THE FUEL ADJUSTMENT CLAUSE: FREQUENTLY ASKED QUESTIONS
What is the Fuel Adjustment Clause?
The Fuel Adjustment Clause (FAC) is a mechanism that permits jurisdictional utilities to regularly adjust the price of electricity to reflect fluctuations in the cost of fuel, or purchased power, used to supply that electricity.
Why is the FAC necessary?
Fuel costs make up a significant portion of the cost of generating electricity. Fuel prices, including the price of coal (used to generate 95% of Kentucky’s electricity) can fluctuate widely over relatively short periods, as can the price of purchased power. The FAC allows utilities to reflect those fluctuations in their electric rates without having to request changes in their base rates. Without the FAC, utilities would likely be required to file for more frequent adjustments in their base rates, and the changes in base rates would be greater.
Do utilities earn a profit on the FAC?
No. The FAC serves strictly as a mechanism for reflecting the costs of fuel and purchased power on a dollar-for-dollar basis.
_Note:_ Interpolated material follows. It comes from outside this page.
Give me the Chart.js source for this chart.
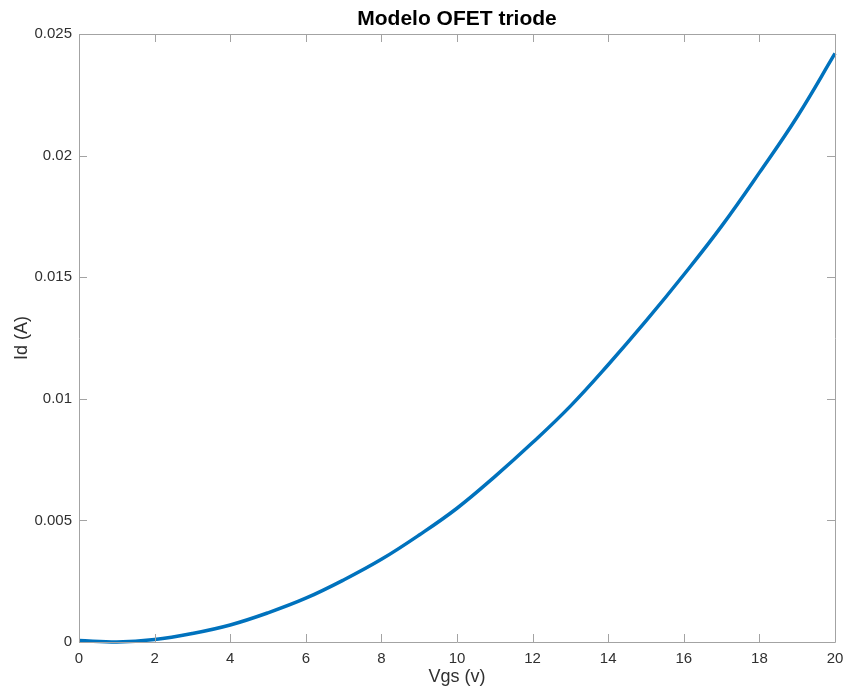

How is the FAC amount determined?
The FAC is set against a baseline fuel cost that is incorporated within the consumption-based (per kilowatt-hour) portion of a utility’s base rates. If the utility’s fuel costs in a given month are above the baseline, the FAC appears as a per-kilowatt-hour surcharge. If fuel costs fall below the baseline, the FAC appears as a per-kilowatt-hour credit.
How often does the FAC change?
The FAC changes monthly to reflect the fuel costs incurred two months earlier.
Why doesn’t the FAC drop right away when cost of coal declines?
In order to maintain adequate reserves, utilities typically purchase coal months before it is used and maintain an inventory that is generally equal to a one or two month supply. Thus the price of coal being burned to generate power in any given month is unlikely to correspond directly to the current market price of coal. Furthermore, in order to be assured of a reliable source of supply, utilities purchase much of their coal under contract. The contract prices may not correspond to the current market price. Thus, it usually takes several months for changes in coal (and other fuel prices) to be reflected in the FAC. But, because the FAC is used to pass through prices on a dollar-for-dollar basis, those changes will eventually be reflected in utility bills as either credits or, if prices increase, as surcharges.
Does the Kentucky Public Service Commission (PSC) review the FAC amounts for each utility?
Yes. The monthly FAC filings are reviewed for accuracy. A more detailed review is conducted every six months, at which time the PSC may disallow earlier charges because of factors such as improper calculations or improper fuel procurement practices, and order rate decreases accordingly. A final review occurs at two-year intervals and results in a resetting of the baseline fuel cost if necessary.
How does the PSC know if the FAC accurately reflects fuel costs for a utility?
Utilities are required to fully document all of their fuel costs. This includes submitting fuel purchase contracts and other materials to the PSC. The PSC may, on the basis of that information, determine whether or not a utility has done everything it reasonably can do to keep fuel costs as low as possible, while maintaining a reliable fuel supply.
Can the public access FAC information?
Yes. Most of the documents provided to the PSC become public records. The utilities’ monthly FAC reports can be viewed on the PSC Web site. The six-month and two-year FAC reviews are conducted as cases before the PSC, with hearings that are open to the public. As with any other case before the PSC, members of the public may submit comments on the FAC cases.
What is the legal authority for the FAC?
The FAC process is set forth in detail in PSC regulation 807 KAR 5:056. The statutory foundations for the regulation are KRS 278.040, which gives the Commission exclusive jurisdiction over the regulation of rates and services of utilities, and KRS 278.030(1), which grants the PSC the authority to set rates that are fair, just and reasonable.